__WRITTEN INSTRUCTION__: Retype the data below without altering anything.

** begin MATERIAL PROVIDED **

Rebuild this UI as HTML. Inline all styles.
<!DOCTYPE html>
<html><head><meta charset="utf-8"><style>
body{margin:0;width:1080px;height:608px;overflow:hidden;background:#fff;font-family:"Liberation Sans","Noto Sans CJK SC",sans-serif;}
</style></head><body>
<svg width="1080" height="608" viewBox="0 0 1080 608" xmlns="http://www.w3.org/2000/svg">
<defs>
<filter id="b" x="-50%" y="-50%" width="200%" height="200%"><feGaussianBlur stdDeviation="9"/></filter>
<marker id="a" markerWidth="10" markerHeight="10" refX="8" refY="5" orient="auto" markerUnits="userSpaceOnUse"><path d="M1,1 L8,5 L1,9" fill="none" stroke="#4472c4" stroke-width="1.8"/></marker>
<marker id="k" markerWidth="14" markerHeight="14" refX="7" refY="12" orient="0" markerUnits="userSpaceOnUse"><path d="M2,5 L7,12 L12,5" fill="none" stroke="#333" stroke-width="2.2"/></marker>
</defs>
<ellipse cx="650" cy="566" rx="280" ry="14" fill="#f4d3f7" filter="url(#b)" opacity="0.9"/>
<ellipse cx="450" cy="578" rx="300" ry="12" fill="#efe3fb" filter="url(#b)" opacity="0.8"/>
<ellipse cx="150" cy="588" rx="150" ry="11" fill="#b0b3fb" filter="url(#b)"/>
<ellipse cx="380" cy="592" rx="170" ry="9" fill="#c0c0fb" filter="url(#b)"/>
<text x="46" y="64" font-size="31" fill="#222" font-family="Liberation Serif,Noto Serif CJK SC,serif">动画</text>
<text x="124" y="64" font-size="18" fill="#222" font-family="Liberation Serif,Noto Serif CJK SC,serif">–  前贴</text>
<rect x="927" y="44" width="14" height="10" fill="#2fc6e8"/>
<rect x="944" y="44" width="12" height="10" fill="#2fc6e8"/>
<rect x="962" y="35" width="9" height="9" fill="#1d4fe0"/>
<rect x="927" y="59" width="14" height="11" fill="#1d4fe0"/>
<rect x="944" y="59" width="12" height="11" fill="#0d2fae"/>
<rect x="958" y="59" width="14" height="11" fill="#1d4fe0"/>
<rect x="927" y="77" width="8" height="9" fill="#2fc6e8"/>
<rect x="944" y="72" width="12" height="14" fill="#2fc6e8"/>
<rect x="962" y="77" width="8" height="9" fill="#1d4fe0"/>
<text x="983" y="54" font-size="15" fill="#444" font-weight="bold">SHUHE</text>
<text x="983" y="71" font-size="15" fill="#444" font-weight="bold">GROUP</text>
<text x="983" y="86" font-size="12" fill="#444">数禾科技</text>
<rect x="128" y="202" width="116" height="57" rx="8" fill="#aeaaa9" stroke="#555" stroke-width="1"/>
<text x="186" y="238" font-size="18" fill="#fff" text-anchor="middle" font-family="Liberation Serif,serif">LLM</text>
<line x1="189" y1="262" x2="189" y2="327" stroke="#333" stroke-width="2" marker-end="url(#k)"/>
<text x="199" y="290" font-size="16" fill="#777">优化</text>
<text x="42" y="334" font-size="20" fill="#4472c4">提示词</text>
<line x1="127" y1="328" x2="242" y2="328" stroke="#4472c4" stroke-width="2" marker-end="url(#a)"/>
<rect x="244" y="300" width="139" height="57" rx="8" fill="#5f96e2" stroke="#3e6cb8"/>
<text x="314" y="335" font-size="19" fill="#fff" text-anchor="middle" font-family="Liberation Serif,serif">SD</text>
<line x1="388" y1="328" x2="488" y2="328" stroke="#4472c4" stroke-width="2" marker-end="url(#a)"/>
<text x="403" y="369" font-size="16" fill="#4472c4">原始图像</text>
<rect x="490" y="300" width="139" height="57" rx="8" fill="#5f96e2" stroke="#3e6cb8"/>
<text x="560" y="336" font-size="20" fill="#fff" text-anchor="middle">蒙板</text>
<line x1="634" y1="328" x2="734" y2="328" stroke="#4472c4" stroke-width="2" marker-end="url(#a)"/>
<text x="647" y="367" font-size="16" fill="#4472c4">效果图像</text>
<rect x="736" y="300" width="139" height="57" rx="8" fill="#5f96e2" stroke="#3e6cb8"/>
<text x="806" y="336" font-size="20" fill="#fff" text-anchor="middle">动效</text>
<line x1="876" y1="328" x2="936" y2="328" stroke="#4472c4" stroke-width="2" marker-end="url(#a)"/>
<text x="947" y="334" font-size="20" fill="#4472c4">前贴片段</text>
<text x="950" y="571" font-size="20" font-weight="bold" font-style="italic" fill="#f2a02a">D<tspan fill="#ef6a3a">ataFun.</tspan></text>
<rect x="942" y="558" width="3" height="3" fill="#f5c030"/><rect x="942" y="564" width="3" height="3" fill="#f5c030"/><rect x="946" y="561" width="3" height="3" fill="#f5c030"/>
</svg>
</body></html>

** end MATERIAL PROVIDED **

__FINAL ANSWER__:
Rebuild this UI as HTML. Inline all styles.
<!DOCTYPE html>
<html><head><meta charset="utf-8"><style>
body{margin:0;width:1080px;height:608px;overflow:hidden;background:#fff;font-family:"Liberation Sans","Noto Sans CJK SC",sans-serif;}
</style></head><body>
<svg width="1080" height="608" viewBox="0 0 1080 608" xmlns="http://www.w3.org/2000/svg">
<defs>
<filter id="b" x="-50%" y="-50%" width="200%" height="200%"><feGaussianBlur stdDeviation="9"/></filter>
<marker id="a" markerWidth="10" markerHeight="10" refX="8" refY="5" orient="auto" markerUnits="userSpaceOnUse"><path d="M1,1 L8,5 L1,9" fill="none" stroke="#4472c4" stroke-width="1.8"/></marker>
<marker id="k" markerWidth="14" markerHeight="14" refX="7" refY="12" orient="0" markerUnits="userSpaceOnUse"><path d="M2,5 L7,12 L12,5" fill="none" stroke="#333" stroke-width="2.2"/></marker>
</defs>
<ellipse cx="650" cy="566" rx="280" ry="14" fill="#f4d3f7" filter="url(#b)" opacity="0.9"/>
<ellipse cx="450" cy="578" rx="300" ry="12" fill="#efe3fb" filter="url(#b)" opacity="0.8"/>
<ellipse cx="150" cy="588" rx="150" ry="11" fill="#b0b3fb" filter="url(#b)"/>
<ellipse cx="380" cy="592" rx="170" ry="9" fill="#c0c0fb" filter="url(#b)"/>
<text x="46" y="64" font-size="31" fill="#222" font-family="Liberation Serif,Noto Serif CJK SC,serif">动画</text>
<text x="124" y="64" font-size="18" fill="#222" font-family="Liberation Serif,Noto Serif CJK SC,serif">–  前贴</text>
<rect x="927" y="44" width="14" height="10" fill="#2fc6e8"/>
<rect x="944" y="44" width="12" height="10" fill="#2fc6e8"/>
<rect x="962" y="35" width="9" height="9" fill="#1d4fe0"/>
<rect x="927" y="59" width="14" height="11" fill="#1d4fe0"/>
<rect x="944" y="59" width="12" height="11" fill="#0d2fae"/>
<rect x="958" y="59" width="14" height="11" fill="#1d4fe0"/>
<rect x="927" y="77" width="8" height="9" fill="#2fc6e8"/>
<rect x="944" y="72" width="12" height="14" fill="#2fc6e8"/>
<rect x="962" y="77" width="8" height="9" fill="#1d4fe0"/>
<text x="983" y="54" font-size="15" fill="#444" font-weight="bold">SHUHE</text>
<text x="983" y="71" font-size="15" fill="#444" font-weight="bold">GROUP</text>
<text x="983" y="86" font-size="12" fill="#444">数禾科技</text>
<rect x="128" y="202" width="116" height="57" rx="8" fill="#aeaaa9" stroke="#555" stroke-width="1"/>
<text x="186" y="238" font-size="18" fill="#fff" text-anchor="middle" font-family="Liberation Serif,serif">LLM</text>
<line x1="189" y1="262" x2="189" y2="327" stroke="#333" stroke-width="2" marker-end="url(#k)"/>
<text x="199" y="290" font-size="16" fill="#777">优化</text>
<text x="42" y="334" font-size="20" fill="#4472c4">提示词</text>
<line x1="127" y1="328" x2="242" y2="328" stroke="#4472c4" stroke-width="2" marker-end="url(#a)"/>
<rect x="244" y="300" width="139" height="57" rx="8" fill="#5f96e2" stroke="#3e6cb8"/>
<text x="314" y="335" font-size="19" fill="#fff" text-anchor="middle" font-family="Liberation Serif,serif">SD</text>
<line x1="388" y1="328" x2="488" y2="328" stroke="#4472c4" stroke-width="2" marker-end="url(#a)"/>
<text x="403" y="369" font-size="16" fill="#4472c4">原始图像</text>
<rect x="490" y="300" width="139" height="57" rx="8" fill="#5f96e2" stroke="#3e6cb8"/>
<text x="560" y="336" font-size="20" fill="#fff" text-anchor="middle">蒙板</text>
<line x1="634" y1="328" x2="734" y2="328" stroke="#4472c4" stroke-width="2" marker-end="url(#a)"/>
<text x="647" y="367" font-size="16" fill="#4472c4">效果图像</text>
<rect x="736" y="300" width="139" height="57" rx="8" fill="#5f96e2" stroke="#3e6cb8"/>
<text x="806" y="336" font-size="20" fill="#fff" text-anchor="middle">动效</text>
<line x1="876" y1="328" x2="936" y2="328" stroke="#4472c4" stroke-width="2" marker-end="url(#a)"/>
<text x="947" y="334" font-size="20" fill="#4472c4">前贴片段</text>
<text x="950" y="571" font-size="20" font-weight="bold" font-style="italic" fill="#f2a02a">D<tspan fill="#ef6a3a">ataFun.</tspan></text>
<rect x="942" y="558" width="3" height="3" fill="#f5c030"/><rect x="942" y="564" width="3" height="3" fill="#f5c030"/><rect x="946" y="561" width="3" height="3" fill="#f5c030"/>
</svg>
</body></html>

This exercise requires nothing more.